▸ Objective
Write out each line exactly as given. Leave the pictures out of your copy.

▸ Dataset content
------------------------------------------------
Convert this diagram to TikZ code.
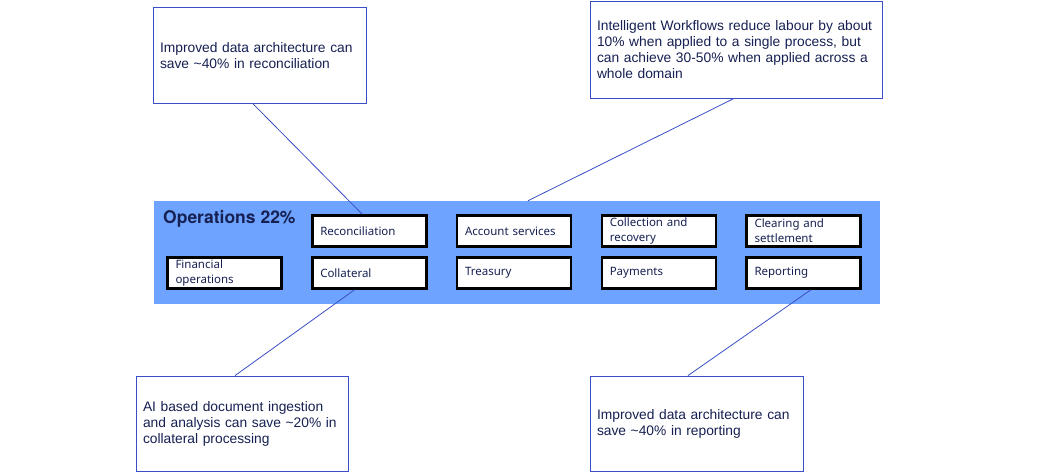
\documentclass[tikz,border=0pt]{standalone}
\usepackage{fontspec}
\setmainfont{Liberation Sans}
\newfontfamily\plex{Noto Sans}
\newfontfamily\plexbold{TeX Gyre Heros}
\usetikzlibrary{calc}
\definecolor{opsblue}{RGB}{110,164,255}
\definecolor{navy}{RGB}{22,32,82}
\definecolor{linkblue}{RGB}{58,78,198}
\tikzset{
	area/.style={draw=black, line width=2.5pt, fill=white, minimum width=114pt, minimum height=31pt,
		text width=98pt, inner xsep=8pt, inner ysep=0pt, align=left,
		font=\plex\fontsize{11.5}{15}\selectfont, text=navy},
	callout/.style={draw=linkblue, line width=0.8pt, fill=white, inner xsep=7pt, align=left,
		font=\fontsize{13.8}{16}\selectfont, text=navy},
	link/.style={draw=linkblue, line width=0.8pt}
}

\begin{document}
\begin{tikzpicture}[x=1pt, y=-1pt]
	\useasboundingbox (0,0) rectangle (1041,474);
	\node[fill=opsblue, minimum width=726pt, minimum height=103pt, inner sep=0pt] (ops) at (517,252.5) {};
	\node[anchor=base west, inner sep=0pt, text=navy, font=\plexbold\bfseries\fontsize{17.5}{20}\selectfont] (title) at (163,223) {Operations 22\%};
	\def \dx{144.75}
	\foreach \i/\n/\t in {1/recon/Reconciliation, 2/acct/Account services, 3/collect/{Collection and\\recovery}, 4/clear/{Clearing and\\settlement}}
	\node[area] (\n) at (224.5+\dx*\i, 231) {\t};
	\foreach \i/\n/\t in {0/fin/{Financial\\operations}, 1/coll/Collateral, 2/treas/Treasury, 3/pay/Payments, 4/rep/Reporting}
	\node[area] (\n) at (224.5+\dx*\i, 273) {\t};
	\node[callout, minimum width=213pt, minimum height=96pt, text width=199pt] (arch) at (259.5,55.5)
		{Improved data architecture can\\save \textasciitilde40\% in reconciliation};
	\node[callout, minimum width=292pt, minimum height=97pt, text width=278pt] (flows) at (736,50)
		{Intelligent Workflows reduce labour by about\\10\% when applied to a single process, but\\can achieve 30-50\% when applied across a\\whole domain};
	\node[callout, minimum width=212pt, minimum height=95pt, text width=198pt] (ingest) at (242,423.5)
		{AI based document ingestion\\and analysis can save \textasciitilde20\% in\\collateral processing};
	\node[callout, minimum width=213pt, minimum height=95pt, text width=199pt] (report) at (696.5,423.5)
		{Improved data architecture can\\save \textasciitilde40\% in reporting};
	\draw[link] ($(arch.south west)!0.47!(arch.south east)$) -- ($(recon.north west)!0.44!(recon.north east)$);
	\draw[link] ($(flows.south west)!0.49!(flows.south east)$) -- ($(ops.north west)!0.515!(ops.north east)$);
	\draw[link] ($(coll.south west)!0.374!(coll.south east)$) -- ($(ingest.north west)!0.467!(ingest.north east)$);
	\draw[link] ($(rep.south west)!0.564!(rep.south east)$) -- ($(report.north west)!0.46!(report.north east)$);
\end{tikzpicture}
\end{document}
------------------------------------------------
▸ Written solution
Convert this diagram to TikZ code.
\documentclass[tikz,border=0pt]{standalone}
\usepackage{fontspec}
\setmainfont{Liberation Sans}
\newfontfamily\plex{Noto Sans}
\newfontfamily\plexbold{TeX Gyre Heros}
\usetikzlibrary{calc}
\definecolor{opsblue}{RGB}{110,164,255}
\definecolor{navy}{RGB}{22,32,82}
\definecolor{linkblue}{RGB}{58,78,198}
\tikzset{
	area/.style={draw=black, line width=2.5pt, fill=white, minimum width=114pt, minimum height=31pt,
		text width=98pt, inner xsep=8pt, inner ysep=0pt, align=left,
		font=\plex\fontsize{11.5}{15}\selectfont, text=navy},
	callout/.style={draw=linkblue, line width=0.8pt, fill=white, inner xsep=7pt, align=left,
		font=\fontsize{13.8}{16}\selectfont, text=navy},
	link/.style={draw=linkblue, line width=0.8pt}
}

\begin{document}
\begin{tikzpicture}[x=1pt, y=-1pt]
	\useasboundingbox (0,0) rectangle (1041,474);
	\node[fill=opsblue, minimum width=726pt, minimum height=103pt, inner sep=0pt] (ops) at (517,252.5) {};
	\node[anchor=base west, inner sep=0pt, text=navy, font=\plexbold\bfseries\fontsize{17.5}{20}\selectfont] (title) at (163,223) {Operations 22\%};
	\def \dx{144.75}
	\foreach \i/\n/\t in {1/recon/Reconciliation, 2/acct/Account services, 3/collect/{Collection and\\recovery}, 4/clear/{Clearing and\\settlement}}
	\node[area] (\n) at (224.5+\dx*\i, 231) {\t};
	\foreach \i/\n/\t in {0/fin/{Financial\\operations}, 1/coll/Collateral, 2/treas/Treasury, 3/pay/Payments, 4/rep/Reporting}
	\node[area] (\n) at (224.5+\dx*\i, 273) {\t};
	\node[callout, minimum width=213pt, minimum height=96pt, text width=199pt] (arch) at (259.5,55.5)
		{Improved data architecture can\\save \textasciitilde40\% in reconciliation};
	\node[callout, minimum width=292pt, minimum height=97pt, text width=278pt] (flows) at (736,50)
		{Intelligent Workflows reduce labour by about\\10\% when applied to a single process, but\\can achieve 30-50\% when applied across a\\whole domain};
	\node[callout, minimum width=212pt, minimum height=95pt, text width=198pt] (ingest) at (242,423.5)
		{AI based document ingestion\\and analysis can save \textasciitilde20\% in\\collateral processing};
	\node[callout, minimum width=213pt, minimum height=95pt, text width=199pt] (report) at (696.5,423.5)
		{Improved data architecture can\\save \textasciitilde40\% in reporting};
	\draw[link] ($(arch.south west)!0.47!(arch.south east)$) -- ($(recon.north west)!0.44!(recon.north east)$);
	\draw[link] ($(flows.south west)!0.49!(flows.south east)$) -- ($(ops.north west)!0.515!(ops.north east)$);
	\draw[link] ($(coll.south west)!0.374!(coll.south east)$) -- ($(ingest.north west)!0.467!(ingest.north east)$);
	\draw[link] ($(rep.south west)!0.564!(rep.south east)$) -- ($(report.north west)!0.46!(report.north east)$);
\end{tikzpicture}
\end{document}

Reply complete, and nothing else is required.